(Exercise requirements): Among the lines below, count those with "this". Give only the number.

(Stored items from a collection):
————
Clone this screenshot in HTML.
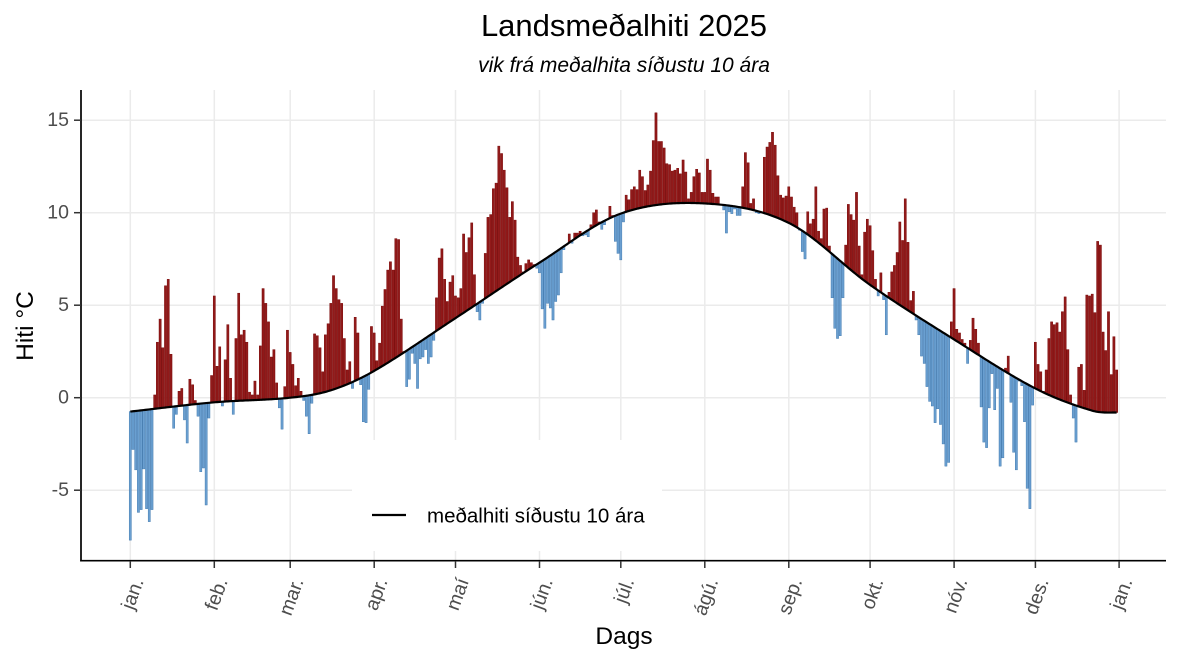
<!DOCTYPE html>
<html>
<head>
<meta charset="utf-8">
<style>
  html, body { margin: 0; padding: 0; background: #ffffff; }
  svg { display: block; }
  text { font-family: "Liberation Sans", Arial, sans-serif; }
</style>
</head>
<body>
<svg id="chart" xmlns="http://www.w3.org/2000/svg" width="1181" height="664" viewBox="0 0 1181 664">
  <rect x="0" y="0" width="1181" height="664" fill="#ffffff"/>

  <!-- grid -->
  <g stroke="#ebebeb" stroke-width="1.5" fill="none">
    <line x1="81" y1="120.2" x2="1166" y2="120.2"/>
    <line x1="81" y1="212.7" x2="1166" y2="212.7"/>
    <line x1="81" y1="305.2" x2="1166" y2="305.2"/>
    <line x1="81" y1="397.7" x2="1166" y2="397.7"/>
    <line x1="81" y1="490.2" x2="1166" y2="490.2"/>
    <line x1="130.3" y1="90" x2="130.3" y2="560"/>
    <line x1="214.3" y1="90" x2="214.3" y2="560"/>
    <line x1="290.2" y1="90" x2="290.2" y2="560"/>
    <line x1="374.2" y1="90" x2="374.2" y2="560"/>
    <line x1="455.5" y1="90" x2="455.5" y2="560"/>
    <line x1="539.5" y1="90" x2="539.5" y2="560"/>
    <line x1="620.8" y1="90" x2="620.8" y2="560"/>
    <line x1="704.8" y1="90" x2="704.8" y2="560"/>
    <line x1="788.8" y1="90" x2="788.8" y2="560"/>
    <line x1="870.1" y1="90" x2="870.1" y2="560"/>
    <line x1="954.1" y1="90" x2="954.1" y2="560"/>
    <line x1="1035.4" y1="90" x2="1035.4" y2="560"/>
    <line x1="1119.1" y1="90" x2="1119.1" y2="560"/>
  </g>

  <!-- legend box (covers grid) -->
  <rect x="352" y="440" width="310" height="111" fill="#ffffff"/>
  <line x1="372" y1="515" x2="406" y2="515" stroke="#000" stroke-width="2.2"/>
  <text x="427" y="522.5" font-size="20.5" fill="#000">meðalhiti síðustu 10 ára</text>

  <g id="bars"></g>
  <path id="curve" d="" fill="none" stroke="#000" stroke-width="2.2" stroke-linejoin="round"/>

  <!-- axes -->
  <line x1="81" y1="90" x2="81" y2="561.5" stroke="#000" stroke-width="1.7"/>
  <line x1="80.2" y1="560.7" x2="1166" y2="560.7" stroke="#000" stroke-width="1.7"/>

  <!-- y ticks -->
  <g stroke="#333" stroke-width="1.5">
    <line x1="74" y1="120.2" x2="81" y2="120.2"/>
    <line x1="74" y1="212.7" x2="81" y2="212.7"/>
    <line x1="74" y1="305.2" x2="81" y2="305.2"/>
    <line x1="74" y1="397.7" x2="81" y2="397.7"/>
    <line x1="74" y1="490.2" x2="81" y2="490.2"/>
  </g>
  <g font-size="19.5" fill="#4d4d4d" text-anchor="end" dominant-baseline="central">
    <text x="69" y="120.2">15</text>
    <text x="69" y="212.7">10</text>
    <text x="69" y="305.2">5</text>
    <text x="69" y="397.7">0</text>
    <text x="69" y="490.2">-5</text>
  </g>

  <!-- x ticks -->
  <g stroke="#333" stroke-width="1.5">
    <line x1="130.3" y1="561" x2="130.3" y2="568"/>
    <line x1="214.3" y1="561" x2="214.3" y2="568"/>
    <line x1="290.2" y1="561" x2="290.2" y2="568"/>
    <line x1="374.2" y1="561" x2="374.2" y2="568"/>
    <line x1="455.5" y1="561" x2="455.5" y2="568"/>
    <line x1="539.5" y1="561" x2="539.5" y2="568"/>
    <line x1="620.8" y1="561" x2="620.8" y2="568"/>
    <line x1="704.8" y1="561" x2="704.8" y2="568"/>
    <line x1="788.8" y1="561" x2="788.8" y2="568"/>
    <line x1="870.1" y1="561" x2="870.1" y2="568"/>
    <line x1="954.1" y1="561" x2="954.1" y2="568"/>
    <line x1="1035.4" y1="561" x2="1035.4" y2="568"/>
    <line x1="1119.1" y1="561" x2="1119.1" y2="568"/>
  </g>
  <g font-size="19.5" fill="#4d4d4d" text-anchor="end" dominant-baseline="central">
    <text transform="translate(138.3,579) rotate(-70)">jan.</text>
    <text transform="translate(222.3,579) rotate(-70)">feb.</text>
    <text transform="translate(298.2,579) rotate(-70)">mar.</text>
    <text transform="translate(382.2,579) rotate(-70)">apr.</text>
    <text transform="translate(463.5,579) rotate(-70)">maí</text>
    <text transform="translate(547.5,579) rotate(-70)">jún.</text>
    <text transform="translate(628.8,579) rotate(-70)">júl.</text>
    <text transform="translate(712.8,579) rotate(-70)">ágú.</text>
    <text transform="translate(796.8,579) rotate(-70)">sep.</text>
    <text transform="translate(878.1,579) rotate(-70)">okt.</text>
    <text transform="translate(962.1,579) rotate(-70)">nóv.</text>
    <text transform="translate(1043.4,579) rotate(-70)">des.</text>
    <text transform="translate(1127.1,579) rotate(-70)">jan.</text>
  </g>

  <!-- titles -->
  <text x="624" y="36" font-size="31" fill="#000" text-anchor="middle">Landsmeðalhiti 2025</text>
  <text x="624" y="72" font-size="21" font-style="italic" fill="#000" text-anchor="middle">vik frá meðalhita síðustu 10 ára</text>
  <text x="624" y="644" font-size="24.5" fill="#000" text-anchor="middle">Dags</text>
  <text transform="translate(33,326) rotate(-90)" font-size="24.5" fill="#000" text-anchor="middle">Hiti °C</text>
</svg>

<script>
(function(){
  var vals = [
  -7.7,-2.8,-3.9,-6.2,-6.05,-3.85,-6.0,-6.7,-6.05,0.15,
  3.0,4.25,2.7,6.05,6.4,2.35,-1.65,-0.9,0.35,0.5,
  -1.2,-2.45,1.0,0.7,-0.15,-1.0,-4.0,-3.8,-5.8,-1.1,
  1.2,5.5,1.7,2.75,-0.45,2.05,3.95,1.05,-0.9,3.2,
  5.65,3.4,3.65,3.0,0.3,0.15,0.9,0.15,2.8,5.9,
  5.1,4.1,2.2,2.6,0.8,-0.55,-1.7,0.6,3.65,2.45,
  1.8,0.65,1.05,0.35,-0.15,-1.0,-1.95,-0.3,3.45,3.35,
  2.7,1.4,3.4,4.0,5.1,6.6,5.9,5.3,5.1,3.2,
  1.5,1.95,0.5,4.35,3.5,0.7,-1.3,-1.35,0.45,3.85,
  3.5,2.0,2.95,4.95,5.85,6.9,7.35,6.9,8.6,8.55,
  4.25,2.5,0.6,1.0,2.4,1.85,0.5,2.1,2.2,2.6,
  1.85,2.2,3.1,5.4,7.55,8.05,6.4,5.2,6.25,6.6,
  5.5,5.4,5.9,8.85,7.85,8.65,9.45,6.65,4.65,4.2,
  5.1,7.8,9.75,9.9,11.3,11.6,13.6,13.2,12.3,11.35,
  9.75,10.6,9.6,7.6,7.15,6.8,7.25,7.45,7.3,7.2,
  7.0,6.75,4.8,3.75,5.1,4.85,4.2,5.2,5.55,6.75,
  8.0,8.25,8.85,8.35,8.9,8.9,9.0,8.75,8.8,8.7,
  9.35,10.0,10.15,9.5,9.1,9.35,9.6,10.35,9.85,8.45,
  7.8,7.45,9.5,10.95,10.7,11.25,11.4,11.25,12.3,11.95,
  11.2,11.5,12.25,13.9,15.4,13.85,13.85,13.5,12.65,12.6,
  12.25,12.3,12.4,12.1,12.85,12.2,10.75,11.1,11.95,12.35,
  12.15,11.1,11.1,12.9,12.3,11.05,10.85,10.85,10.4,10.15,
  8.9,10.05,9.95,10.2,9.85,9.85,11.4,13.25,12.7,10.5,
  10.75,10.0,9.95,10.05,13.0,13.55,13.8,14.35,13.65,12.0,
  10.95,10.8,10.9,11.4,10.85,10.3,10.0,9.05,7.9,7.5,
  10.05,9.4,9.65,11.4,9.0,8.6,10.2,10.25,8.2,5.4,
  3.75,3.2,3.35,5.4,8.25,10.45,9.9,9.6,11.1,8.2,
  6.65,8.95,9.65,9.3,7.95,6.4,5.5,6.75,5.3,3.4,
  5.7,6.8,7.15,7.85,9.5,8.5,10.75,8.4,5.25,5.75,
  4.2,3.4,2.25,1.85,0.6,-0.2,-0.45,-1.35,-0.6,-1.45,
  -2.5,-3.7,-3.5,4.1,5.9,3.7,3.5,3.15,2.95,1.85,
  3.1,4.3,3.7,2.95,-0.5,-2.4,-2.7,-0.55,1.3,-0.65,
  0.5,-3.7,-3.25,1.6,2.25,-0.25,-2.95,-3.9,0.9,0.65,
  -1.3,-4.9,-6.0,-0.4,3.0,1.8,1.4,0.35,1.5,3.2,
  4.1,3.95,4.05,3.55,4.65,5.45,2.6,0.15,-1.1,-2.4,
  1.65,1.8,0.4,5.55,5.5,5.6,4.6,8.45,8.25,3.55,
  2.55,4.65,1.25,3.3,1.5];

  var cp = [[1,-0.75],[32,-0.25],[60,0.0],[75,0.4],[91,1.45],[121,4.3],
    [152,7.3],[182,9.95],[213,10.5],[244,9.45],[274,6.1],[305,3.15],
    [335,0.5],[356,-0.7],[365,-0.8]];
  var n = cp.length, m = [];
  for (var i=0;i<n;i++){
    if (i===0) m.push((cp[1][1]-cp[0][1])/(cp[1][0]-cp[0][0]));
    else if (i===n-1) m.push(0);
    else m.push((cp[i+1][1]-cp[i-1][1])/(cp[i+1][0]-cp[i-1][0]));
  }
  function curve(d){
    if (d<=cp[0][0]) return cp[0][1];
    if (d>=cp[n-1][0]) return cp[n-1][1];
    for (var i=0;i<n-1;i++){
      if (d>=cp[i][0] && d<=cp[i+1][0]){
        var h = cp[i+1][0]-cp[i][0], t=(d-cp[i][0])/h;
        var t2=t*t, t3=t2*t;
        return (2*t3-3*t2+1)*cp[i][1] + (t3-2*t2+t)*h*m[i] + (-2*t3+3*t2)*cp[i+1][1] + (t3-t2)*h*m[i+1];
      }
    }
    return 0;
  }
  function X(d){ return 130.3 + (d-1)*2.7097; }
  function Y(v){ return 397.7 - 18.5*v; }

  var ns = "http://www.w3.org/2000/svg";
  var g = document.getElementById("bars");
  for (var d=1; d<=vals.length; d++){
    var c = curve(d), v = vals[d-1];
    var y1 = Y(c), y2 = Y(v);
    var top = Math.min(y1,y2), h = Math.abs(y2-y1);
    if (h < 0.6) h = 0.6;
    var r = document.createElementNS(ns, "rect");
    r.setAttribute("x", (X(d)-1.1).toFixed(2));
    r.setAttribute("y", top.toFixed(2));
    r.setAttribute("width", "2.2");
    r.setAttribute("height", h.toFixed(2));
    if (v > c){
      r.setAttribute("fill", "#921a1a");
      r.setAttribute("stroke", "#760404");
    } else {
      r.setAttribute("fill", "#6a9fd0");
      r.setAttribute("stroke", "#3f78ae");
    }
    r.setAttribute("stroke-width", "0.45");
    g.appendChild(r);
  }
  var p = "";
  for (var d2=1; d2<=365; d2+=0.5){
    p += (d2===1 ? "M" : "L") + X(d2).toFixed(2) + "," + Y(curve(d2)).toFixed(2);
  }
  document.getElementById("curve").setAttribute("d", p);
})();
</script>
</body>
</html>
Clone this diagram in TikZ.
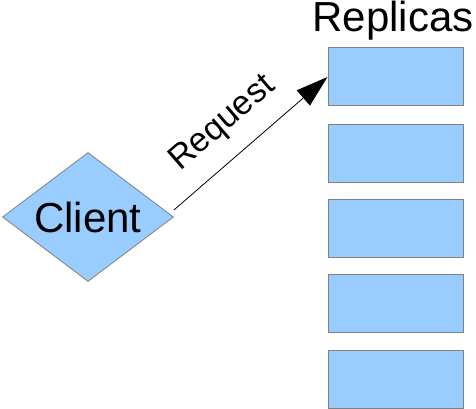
————
(Solution below): 2